In our exercise, we are given the function \( M(t) = \frac{300t}{t^2+1} + 8 \). To apply the Quotient Rule, we identify:

• \( u = 300t \) and \( v = t^2 + 1 \), making \( u' = 300 \) and \( v' = 2t \).
• Using the rule, the derivative \( M'(t) \) simplifies to \( \frac{300(t^2 + 1) - 2t(300t)}{(t^2 + 1)^2} \), further reduced to \( \frac{300(1 - t^2)}{(t^2 + 1)^2} \).

This method allows us to differentiate the given function accurately, aiding in the analysis of sales behavior over time.

Understanding derivatives in a practical manner involves interpreting what the numerical results mean in real-world terms. The derivative of a function at a certain point provides the rate of change of the function's value with respect to its input variables.
In our exercise:

• \( M'(3) = -60 \) indicates that three months into operation, the sales of memberships are decreasing by 60 members per month.
• \( M'(24) = -0.31 \) shows that two years after opening, the decline in sales pace significantly, with a decrease of just 0.31 memberships per month.

These results help us understand trends such as initial high demand tapering off over time, possibly due to market saturation or competition. Thus, derivatives not only aid in mathematical computations but in understanding business dynamics as well.

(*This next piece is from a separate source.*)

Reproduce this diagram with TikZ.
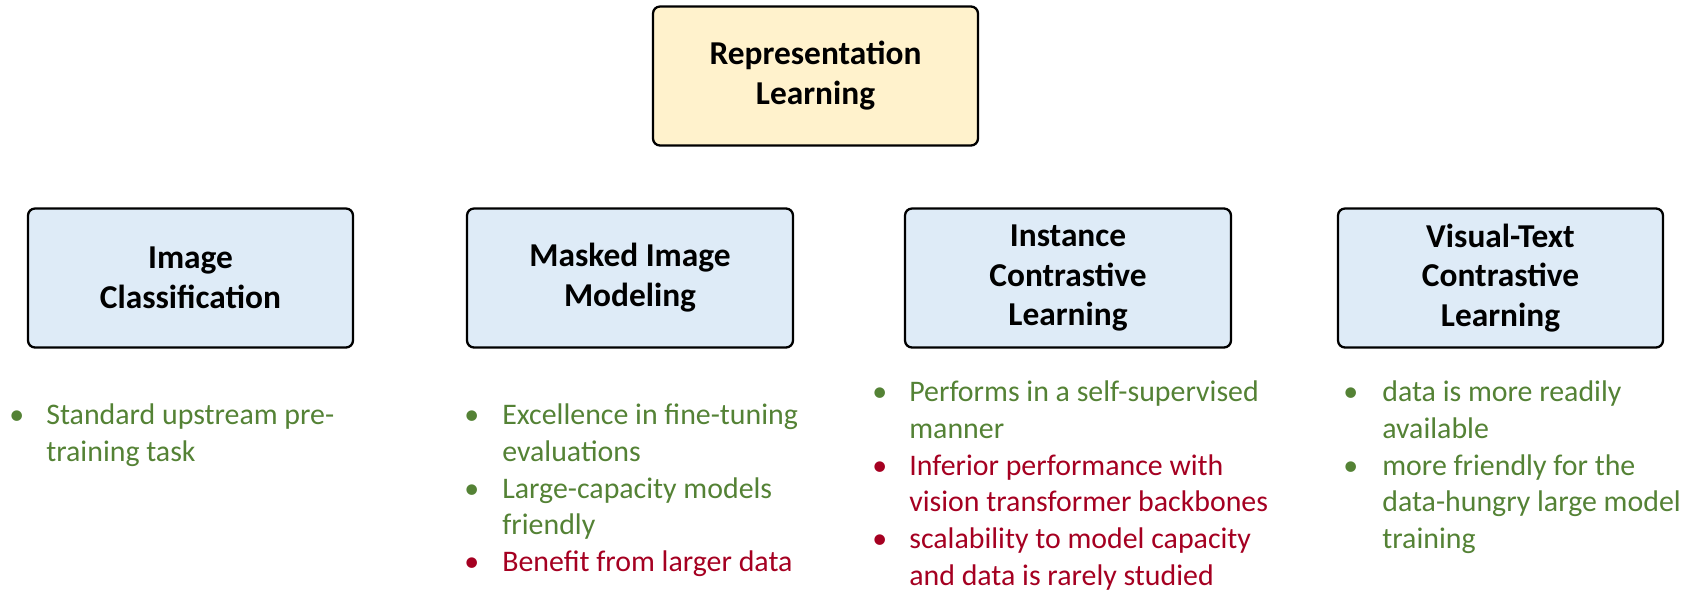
\documentclass[tikz,border=0pt]{standalone}
\usepackage{fontspec}
\setmainfont{Carlito}
\begin{document}
\begin{tikzpicture}[x=0.02cm,y=-0.02cm,
  box/.style={draw=black,line width=1.3pt,rounded corners=4pt,fill=#1,align=center,
    font=\fontsize{19}{22.7}\selectfont\bfseries,inner sep=0pt},
  txt/.style={anchor=west,inner sep=0pt,text height=11pt,text depth=3.5pt,font=\fontsize{17}{20.9}\selectfont},
  g/.style={txt,text=tgreen},
  r/.style={txt,text=tred}]
\definecolor{tgreen}{HTML}{548235}
\definecolor{tred}{HTML}{A50021}
\definecolor{yel}{HTML}{FFF2CC}
\definecolor{blu}{HTML}{DEEBF7}
\useasboundingbox (0,0) rectangle (1684,593);
\node[box=yel,minimum width=325*0.02cm,minimum height=139*0.02cm] (top) at (815.5,76) {Representation\\Learning};
\node[box=blu,minimum width=325*0.02cm,minimum height=139*0.02cm] (b1) at (190.5,278) {Image\\Classification};
\node[box=blu,minimum width=326*0.02cm,minimum height=139*0.02cm] (b2) at (630,278) {Masked Image\\Modeling};
\node[box=blu,minimum width=326*0.02cm,minimum height=139*0.02cm] (b3) at (1068,278) {Instance\\Contrastive\\Learning};
\node[box=blu,minimum width=325*0.02cm,minimum height=139*0.02cm] (b4) at (1500.5,278) {Visual-Text\\Contrastive\\Learning};
% box 1
\node[g] (b1a) at (9,418) {•};
\node[g] (t1a) at (46,418) {Standard upstream pre-};
\node[g] (t1b) at (46,455) {training task};
% box 2
\node[g] (b2a) at (464,418) {•};
\node[g] (t2a) at (502,418) {Excellence in fine-tuning};
\node[g] (t2b) at (502,455) {evaluations};
\node[g] (b2b) at (464,492) {•};
\node[g] (t2c) at (502,492) {Large-capacity models};
\node[g] (t2d) at (502,528) {friendly};
\node[r] (b2c) at (464,565) {•};
\node[r] (t2e) at (502,565) {Benefit from larger data};
% box 3
\node[g] (b3a) at (872,395) {•};
\node[g] (t3a) at (909,395) {Performs in a self-supervised};
\node[g] (t3b) at (909,432) {manner};
\node[r] (b3b) at (872,469) {•};
\node[r] (t3c) at (909,469) {Inferior performance with};
\node[r] (t3d) at (909,505) {vision transformer backbones};
\node[r] (b3c) at (872,542) {•};
\node[r] (t3e) at (909,542) {scalability to model capacity};
\node[r] (t3f) at (909,579) {and data is rarely studied};
% box 4
\node[g] (b4a) at (1343,395) {•};
\node[g] (t4a) at (1382,395) {data is more readily};
\node[g] (t4b) at (1382,432) {available};
\node[g] (b4b) at (1343,469) {•};
\node[g] (t4c) at (1382,469) {more friendly for the};
\node[g] (t4d) at (1382,505) {data-hungry large model};
\node[g] (t4e) at (1382,542) {training};
\end{tikzpicture}
\end{document}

Function evaluation is the process of substituting specific values into a function to obtain an output, helping us interpret the function's behavior at given inputs.
For the function \( M(t) \) in our exercise, evaluating:

• \( M(3) = 72 \) signifies that three months post-opening, the gym sold 72 memberships.
• \( M(24) \approx 39.37 \) indicates that after two years, sales dropped to approximately 39 memberships per month.

By calculating these, you grasp the changing demand for gym memberships over time. Initial high sales tapering to lower numbers, aligns with natural business cycles or changes in consumer interest.
Function evaluation bridges the gap between abstract mathematical modeling and tangible real-world insights, providing concrete data for decision-making.